While electrical costs are a concern, Bakk has suggested that a proposal by the state’s Pollution Control Agency to enforce the so-called wild rice standard for sulfate emissions could be the death knell for the industry.

Bakk and other Iron Range legislators are supporting legislation that would delay implementation of the standard, which sets emissions at no more than 10 mg/l in some cases. The move is an effort to head off a proposal by the PCA to enforce the wild rice standard as it negotiates a new permit for U.S. Steel’s Minntac tailings basin north of Virginia.

Bakk claims there’s no scientific basis for the state’s strict sulfate limit and even suggested that enforcement of a standard was part of an effort by the state agency to close the Minntac plant.
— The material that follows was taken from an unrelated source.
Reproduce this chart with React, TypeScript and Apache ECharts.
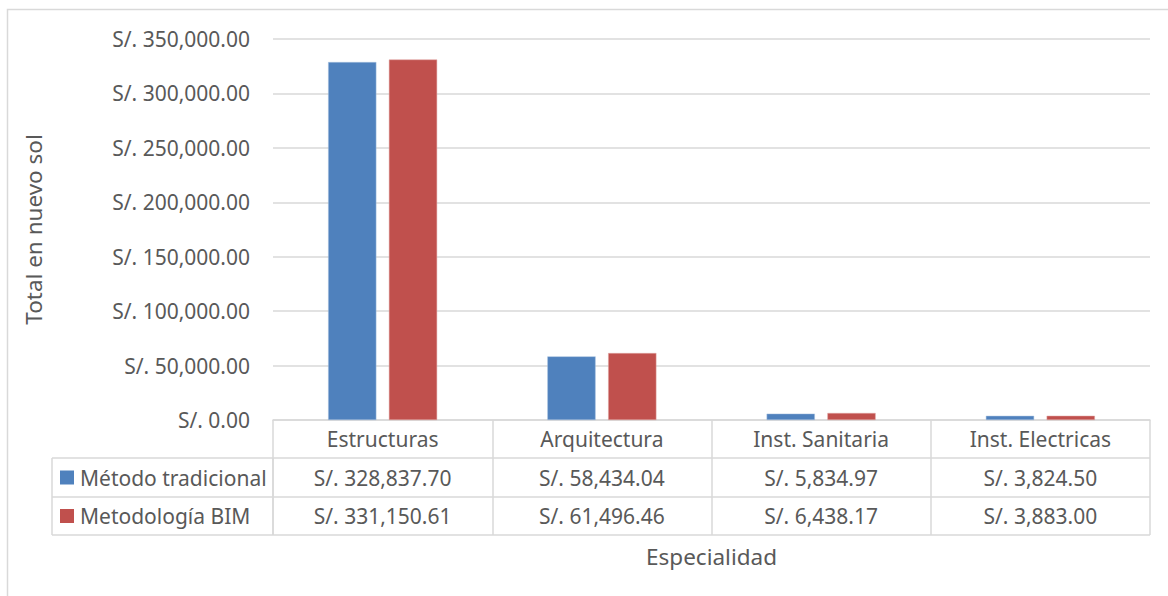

But as the situation at the Keetac plant suggests, such standards are more often viewed as goals than hard and fast rules. Indeed, the two PCA permits under which Keetac discharges water both include the current ambient water quality standard of 10 mg/l for wild rice production waters. That puts the company’s monthly average sulfate discharge limit at 14 mg/l, with a monthly maximum of 24 mg/l. And because U. S. Steel was unable to comply with the sulfate effluent limits when the PCA issued the permits back in 2011, the permits each contain a compliance schedule, according to PCA spokesperson Ann Foss. “The compliance schedules require evaluation of possible reduction strategies and proposal of a final plan and schedule to comply with the sulfate effluent limits,” said Foss. Right now, the PCA has set a deadline for compliance with plant discharges by February 2017, with the tailings basin scheduled to come into compliance by August 2017.
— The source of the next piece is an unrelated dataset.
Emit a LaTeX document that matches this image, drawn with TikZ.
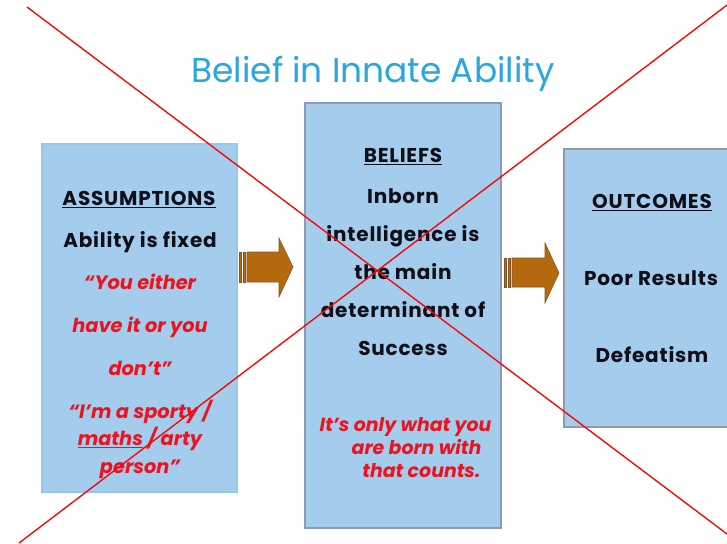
\documentclass[tikz,border=0pt]{standalone}
\usepackage{fontspec}
\setmainfont{Poppins}
\definecolor{titleblue}{RGB}{42,166,222}
\definecolor{boxblue}{RGB}{164,204,236}
\definecolor{boxline}{RGB}{140,155,175}
\definecolor{paleline}{RGB}{150,200,235}
\definecolor{arrowfill}{RGB}{181,105,15}
\definecolor{arrowline}{RGB}{130,85,40}
\definecolor{quotered}{RGB}{235,20,30}
\definecolor{inkblack}{RGB}{15,15,25}
\begin{document}
\begin{tikzpicture}[x=0.75pt,y=-0.75pt,
  panel/.style={fill=boxblue,draw=boxline,line width=0.8pt,inner sep=0pt},
  head/.style={anchor=base,text=inkblack,font=\fontsize{15}{18}\selectfont\bfseries\addfontfeature{LetterSpace=4}},
  plain/.style={anchor=base,text=inkblack,align=center,font=\fontsize{15}{28.5}\selectfont\bfseries\addfontfeature{LetterSpace=4}},
  quote/.style={anchor=base,text=quotered,align=center,font=\fontsize{14.5}{32}\selectfont\bfseries\itshape}]
\clip (0,0) rectangle (727,543);
\fill[white] (0,0) rectangle (727,543);
\node[anchor=base,text=titleblue,font=\fontsize{25.8}{30}\selectfont] (title) at (373,82) {Belief in Innate Ability};
% the three panels
\node[panel,draw=paleline,minimum width=146.25pt,minimum height=261pt] (asm) at (139.5,318) {};
\node[panel,minimum width=147pt,minimum height=318.75pt] (bel) at (403,315.5) {};
\node[panel,minimum width=132pt,minimum height=208.5pt] (out) at (652,288) {};
% left panel (multi-line nodes sit on their last baseline)
\node[head] (asmhead) at (139,205) {\underline{ASSUMPTIONS}};
\node[head] (fixed) at (140,247) {Ability is fixed};
\node[quote] (either) at (140,375) {“You either\\have it or you\\don’t”};
\node[quote,font=\fontsize{14.5}{20.6}\selectfont\bfseries\itshape] (sporty) at (140,473) {“I’m a sporty /\\\underline{maths} / arty\\person”};
% middle panel
\node[head] (belhead) at (403,162) {\underline{BELIEFS}};
\node[plain] (inborn) at (403,355) {Inborn\\intelligence is\\the main\\determinant of\\Success};
\node[quote,align=left,anchor=base west,font=\fontsize{14.2}{17}\selectfont\bfseries\itshape] (counts) at (315,477) {It’s only what you\\\hspace*{24pt}are born with\\\hspace*{32pt}that counts.};
% right panel
\node[head] (outhead) at (652,208) {\underline{OUTCOMES}};
\node[head] (poor) at (651,285) {Poor Results};
\node[head] (defeat) at (652,362) {Defeatism};
% striped arrows
\fill[arrowfill,draw=arrowline,line width=0.4pt] (239,252) rectangle (241.5,282);
\fill[arrowfill,draw=arrowline,line width=0.4pt] (243,252) rectangle (245,282);
\fill[arrowfill,draw=arrowline,line width=0.4pt] (247,252) -- (279,252) -- (279,238) -- (293,267) -- (279,297) -- (279,282) -- (247,282) -- cycle;
\fill[arrowfill,draw=arrowline,line width=0.4pt] (504,258) rectangle (506.5,287);
\fill[arrowfill,draw=arrowline,line width=0.4pt] (508,258) rectangle (510,287);
\fill[arrowfill,draw=arrowline,line width=0.4pt] (512,258) -- (545,258) -- (545,243) -- (559,273) -- (545,303) -- (545,287) -- (512,287) -- cycle;
% the cross over everything
\draw[red,line width=1pt] (27,7) -- (727,534);
\draw[red,line width=1pt] (727,5) -- (19,543);
\end{tikzpicture}
\end{document}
So far, the company has had minor violations over the past several years, although the company remains in “substantial compliance with its permits,” said Foss.

Keetac is planning to conduct a pilot test of a membrane treatment system, followed by lime treatment and an ion exchange technology between May and October of this year. According to Foss, the company will have a much better idea of the cost of water treatment by October when the pilot testing is complete.

As for Minntac’s tailings basin, Foss said its unclear at this point how much compliance with the wild rice standard might cost the company. Given that the PCA is proposing to apply the standard only to discharges to certain lakes, Foss said U.S. Steel’s first step “would be to investigate the sources and pathways for the sulfate that is impacting the lakes, and to evaluate possible reduction strategies.” The company previously addressed discharge concerns into the Sandy River by installing a pumping operation that pumps seepage from the tailings basin, that would otherwise enter the Sandy River, back into the tailings basin. The basin continues to discharge into other watersheds, that aren’t subject to the wild rice standard. As part of an evaluation of its options, Foss said the company and the PCA consider technical and economic feasibility— and if meeting the standard proves too costly, the PCA has the option to issue a variance or to draft site-specific standards that the company can realistically and affordably meet.

Meanwhile, the PCA is finalizing a draft proposal of recommendations for any changes to the wild rice standard, based on the latest scientific research, and PCA officials say that draft should be released later this month. The agency will then meet with the various stakeholders to get more input on the proposal. Later this summer, the agency expects to finalize a detailed technical document and a final proposal for the standard, which will mark the start of a new rulemaking process. That process, which would also establish rules for designating wild rice waters, is expected to take at least two years to complete.

Keetac shutdown

No one else has suggested that Keetac’s latest idling has any connection to environmental regulations. The slowdown in steel demand has left the plant with an estimated five million tons of stockpiled ore, according to media reports, which is equal to about ten months of production. U.S. Steel is referring to the idling as an effort to adjust inventory levels to meet current customer demand.

The company, under the guidance of CEO Mario Longhi, has been more aggressive in taking steps to reduce costs throughout its steel operations in the past two years. That helped boost the company’s profit margins in 2014, even at a time when the steel sector was feeling the effects of lower prices. At the same time, the Pittsburgh Business Times reported this week that Longhi’s compensation more than doubled last year, to $13.2 million, up from $5.6 million in 2013.